Yes, good point. When we built our house I went back and forth agonizing over whether to add the outside air kit. In the end I did not (would have meant a PVC pipe through the floor slab), and it is no problem at all in our tightly sealed house.

Downside of outside air coming straight into your woodstove is that in the depths of winter, you are trying to combust your firewood with zero degree air coming straight into the stove. This produces less than optimal combustion. Whereas without the outside air kit, if you let the house supply air into the stove for combustion, it's a nice toasty 70+ degrees and the fire burns more efficiently.

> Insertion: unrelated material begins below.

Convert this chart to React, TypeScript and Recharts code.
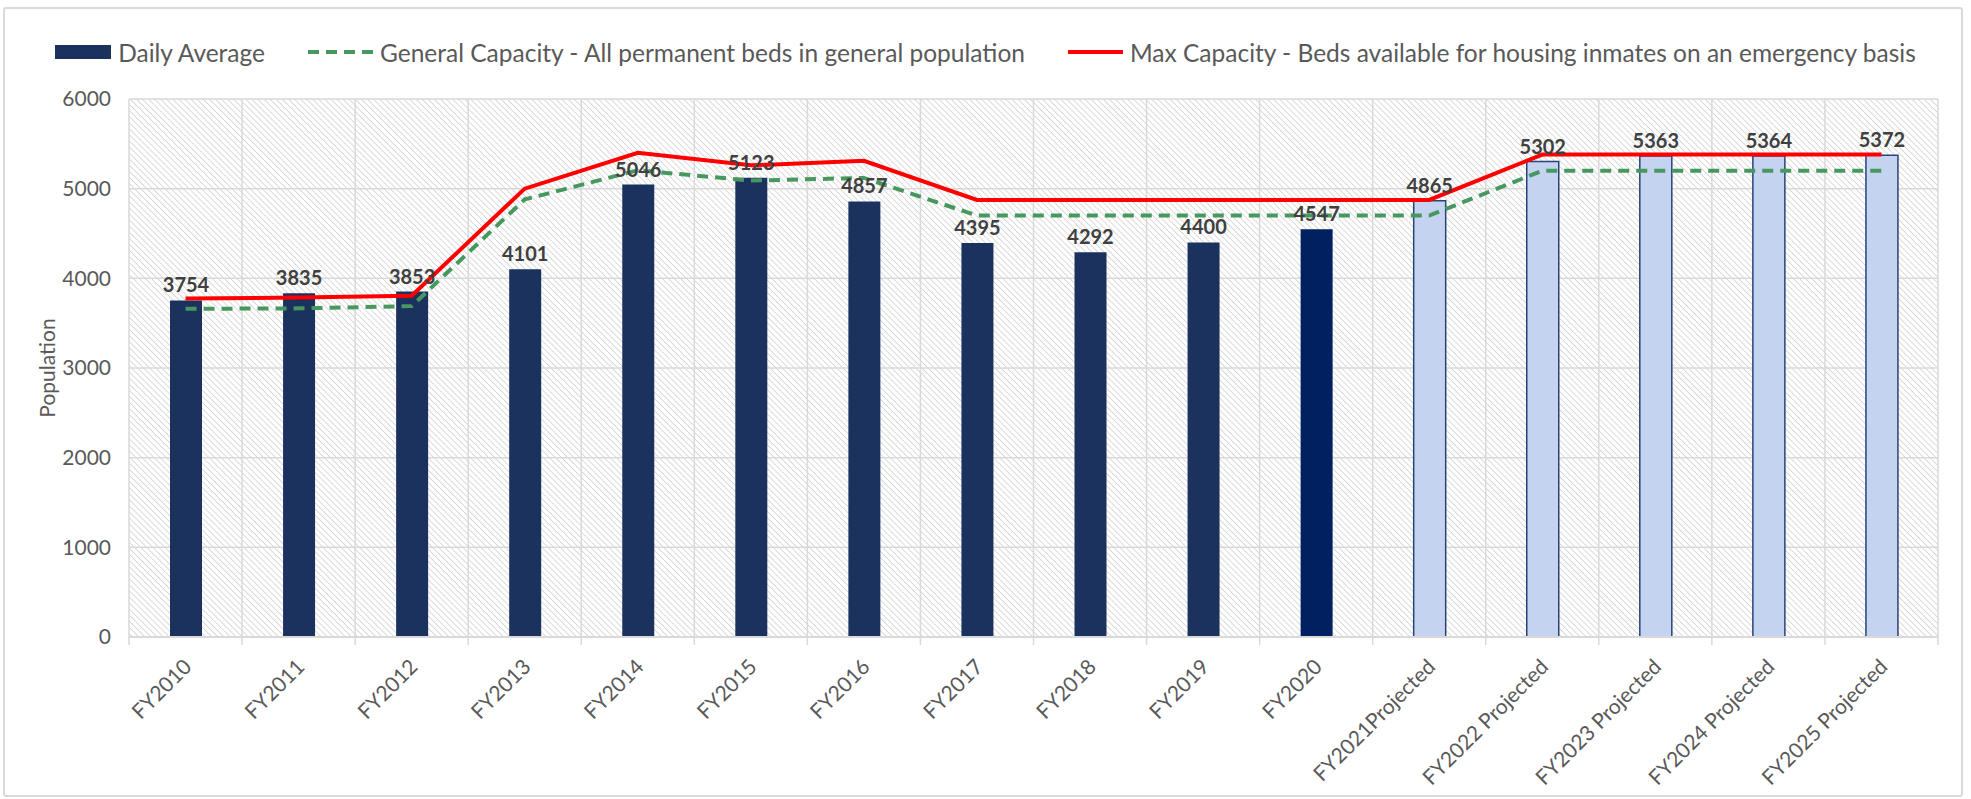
import React from 'react';
import {
  ComposedChart,
  Bar,
  Line,
  XAxis,
  YAxis,
  CartesianGrid,
  Legend,
  LabelList,
  Cell
} from 'recharts';

const FONT = "Lato, 'Open Sans', sans-serif";

const years = [
  'FY2010', 'FY2011', 'FY2012', 'FY2013', 'FY2014', 'FY2015', 'FY2016', 'FY2017',
  'FY2018', 'FY2019', 'FY2020', 'FY2021Projected', 'FY2022 Projected',
  'FY2023 Projected', 'FY2024 Projected', 'FY2025 Projected'
];
const dailyAverage = [3754, 3835, 3853, 4101, 5046, 5123, 4857, 4395, 4292, 4400, 4547, 4865, 5302, 5363, 5364, 5372];
const generalCapacity = [3660, 3665, 3690, 4880, 5205, 5090, 5120, 4700, 4700, 4700, 4700, 4700, 5200, 5200, 5200, 5200];
const maxCapacity = [3775, 3785, 3805, 5000, 5400, 5260, 5310, 4875, 4875, 4875, 4875, 4875, 5380, 5380, 5380, 5380];
const barKinds = [
  'actual', 'actual', 'actual', 'actual', 'actual', 'actual', 'actual', 'actual',
  'actual', 'actual', 'current', 'projected', 'projected', 'projected', 'projected', 'projected'
];
const yTicks = [0, 1000, 2000, 3000, 4000, 5000, 6000];

const barStyles: Record<string, { fill: string; stroke: string; strokeWidth: number }> = {
  actual: { fill: '#1b325f', stroke: 'none', strokeWidth: 0 },
  current: { fill: '#002060', stroke: 'none', strokeWidth: 0 },
  projected: { fill: '#c4d3ef', stroke: '#2a4377', strokeWidth: 1.5 }
};

const data = years.map((year, i) => ({
  year,
  daily: dailyAverage[i],
  general: generalCapacity[i],
  max: maxCapacity[i],
  kind: barKinds[i]
}));

const TICK_MARGIN = 28;

// category label plus the small tick marks at the band edges
const XTick = (props: any) => {
  const { x, y, payload, index, visibleTicksCount } = props;
  const half = payload.offset ?? 0;
  const axisY = -TICK_MARGIN;
  return (
    <g transform={`translate(${x},${y})`}>
      <line x1={-half} x2={-half} y1={axisY} y2={axisY + 8} stroke="#d9d9d9" strokeWidth={1.5} />
      {index === visibleTicksCount - 1 && (
        <line x1={half} x2={half} y1={axisY} y2={axisY + 8} stroke="#d9d9d9" strokeWidth={1.5} />
      )}
      <text
        x={3}
        y={0}
        dy="0.35em"
        textAnchor="end"
        transform="rotate(-45)"
        fill="#595959"
        fontSize={21}
        fontFamily={FONT}
      >
        {payload.value}
      </text>
    </g>
  );
};

const LegendContent = (props: any) => {
  const { payload } = props;
  return (
    <div
      style={{
        height: 85,
        boxSizing: 'border-box',
        paddingTop: 22,
        display: 'flex',
        justifyContent: 'center',
        alignItems: 'flex-start',
        gap: 42,
        fontFamily: FONT,
        fontSize: 24.5,
        color: '#595959'
      }}
    >
      {payload.map((entry: any) => {
        const dash = entry.payload?.strokeDasharray;
        return (
          <div key={entry.value} style={{ display: 'flex', alignItems: 'center', height: 32 }}>
            <svg width={entry.type === 'rect' ? 58 : dash ? 68 : 58} height={16} style={{ marginRight: 5 }}>
              {entry.type === 'rect' ? (
                <rect x={0} y={1} width={56} height={14} fill={entry.color} />
              ) : (
                <line
                  x1={1}
                  x2={dash ? 66 : 56}
                  y1={8}
                  y2={8}
                  stroke={entry.color}
                  strokeWidth={4}
                  strokeDasharray={dash}
                />
              )}
            </svg>
            <span style={{ whiteSpace: 'nowrap' }}>{entry.value}</span>
          </div>
        );
      })}
    </div>
  );
};

const YLabel = (props: any) => {
  const { viewBox } = props;
  const cx = viewBox.x + 26;
  const cy = viewBox.y + viewBox.height / 2;
  return (
    <text
      x={cx}
      y={cy}
      textAnchor="middle"
      dominantBaseline="central"
      transform={`rotate(-90, ${cx}, ${cy})`}
      fill="#595959"
      fontSize={21}
      fontFamily={FONT}
    >
      Population
    </text>
  );
};

const App = () => {
  return (
    <div style={{ position: 'absolute', left: 0, top: 0, width: 1971, height: 799, background: '#fff' }}>
      <div
        style={{
          position: 'absolute',
          left: 3,
          top: 7,
          width: 1956,
          height: 786,
          border: '2px solid #d9d9d9',
          borderRadius: 3
        }}
      />
      <ComposedChart
        width={1971}
        height={799}
        data={data}
        margin={{ top: 14, right: 33, left: 20, bottom: 12 }}
        style={{ position: 'absolute', left: 0, top: 0 }}
      >
        <defs>
          <pattern id="hatch" patternUnits="userSpaceOnUse" width={4.3} height={4.3} patternTransform="rotate(-45)">
            <rect width={4.3} height={4.3} fill="#ffffff" />
            <line x1={0} y1={0} x2={0} y2={4.3} stroke="#d2d2d2" strokeWidth={1.6} />
          </pattern>
        </defs>
        <XAxis
          dataKey="year"
          interval={0}
          height={150}
          axisLine={{ stroke: '#d9d9d9', strokeWidth: 2 }}
          tickLine={false}
          tickSize={0}
          tickMargin={TICK_MARGIN}
          tick={<XTick />}
        />
        <YAxis
          domain={[0, 6000]}
          ticks={yTicks}
          width={109}
          axisLine={false}
          tickLine={false}
          tickSize={0}
          tickMargin={18}
          tick={{ fill: '#595959', fontSize: 21, fontFamily: FONT }}
          label={<YLabel />}
        />
        <CartesianGrid
          fill="url(#hatch)"
          stroke="#d9d9d9"
          strokeWidth={1.5}
          verticalCoordinatesGenerator={({ offset }: any) =>
            years.map((_, i) => offset.left + (offset.width * i) / years.length).concat(offset.left + offset.width)
          }
        />
        <Legend verticalAlign="top" align="center" content={<LegendContent />} wrapperStyle={{ left: 0, width: 1971 }} />
        <Bar
          dataKey="daily"
          name="Daily Average"
          fill="#1b325f"
          barSize={32}
          legendType="rect"
          isAnimationActive={false}
        >
          {data.map((d) => (
            <Cell key={d.year} {...barStyles[d.kind]} />
          ))}
          <LabelList
            dataKey="daily"
            position="top"
            offset={8}
            fill="#404040"
            fontSize={20}
            fontWeight={700}
            fontFamily={FONT}
          />
        </Bar>
        <Line
          type="linear"
          dataKey="general"
          name="General Capacity - All permanent beds in general population"
          stroke="#47985e"
          strokeWidth={4}
          strokeDasharray="11 7"
          dot={false}
          activeDot={false}
          legendType="line"
          isAnimationActive={false}
        />
        <Line
          type="linear"
          dataKey="max"
          name="Max Capacity - Beds available for housing inmates on an emergency basis"
          stroke="#ff0000"
          strokeWidth={4}
          dot={false}
          activeDot={false}
          legendType="line"
          isAnimationActive={false}
        />
      </ComposedChart>
    </div>
  );
};

export default App;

The bottom line is that a good small woodstove, burning hot, with nice dry wood can be damped down and still burn very efficiently, and pull very low CFM out of your house. But I still wish I had run the PVC pipe for outside air for mine, as it would be nice to have the choice sometimes.
 
   / Recommended wood stove brands
  • Thread Starter
#46  
Caver
We live in a 20X24 ft log cabin. There is a loft as well as a full basement where our bedroom is. The stove is in the basement which is on the other half of the wall of the bedroom. There is a 2X3 ft regerster in the 1st floor and the cabin stays in the lower 70's throughout the winter months. We just replaced our 12 yr old Englander wood stove with a new Lopi Evergreen which has a high EPA rating. We went through around 12 - 14 facecord with the Englander stove and expect to use a lot less with the Lopi.
Same as what I plan, walk out basement and a loft with the 4' vertical extension. It's nice to hear others experiences.
To address some other things members have mentioned...no codes nada zilch. You can run your sewer into a small lagoon as the soil is poor. Plenty of Oak on my place and firewood is cheap if I don't feel like cutting it. Also it's pretty rural so power outages do happen.
 
   / Recommended wood stove brands #47  
I just installed the small Lopi in my cabin. I think it said 700 to 1200 s/f. My cabin is about 750. I can light it when the cabin is 40 and have it up to 80 in a couple of hours.
 
   / Recommended wood stove brands #48  
Kind of ironic when folks pay to haul off oak here...

Can't give it away.

What's ironic is that I drive by miles of dead standing trees, killed by bugs or wildfires. But it is on public land managed by the Federal government and they do not allow harvesting of the wood.
 
   / Recommended wood stove brands #49  
I started heating the house here with a LOPI wood burning stove. This was in 1982 - before all the regs on burning wood. So ..... our LOPI had no afterburners, smoke chambers nor catalytic converters.

It was a really great stove. It was built of heavy steel plate and had a flat platform top. We occasionally would cook on this top. We used this stove for twelve years - then we went to pellets.
 
   / Recommended wood stove brands #50  
I started heating the house here with a LOPI wood burning stove. This was in 1982 - before all the regs on burning wood. So ..... our LOPI had no afterburners, smoke chambers nor catalytic converters.

It was a really great stove. It was built of heavy steel plate and had a flat platform top. We occasionally would cook on this top. We used this stove for twelve years - then we went to pellets.
We have a pellet stove but it's for supplemental heat, not our main heat source, which is wood. Our wood is "free" and pellets are not. Furthermore, our pellet stove (Harmon "Advance") needs frequent cleaning and it's a real bear to clean.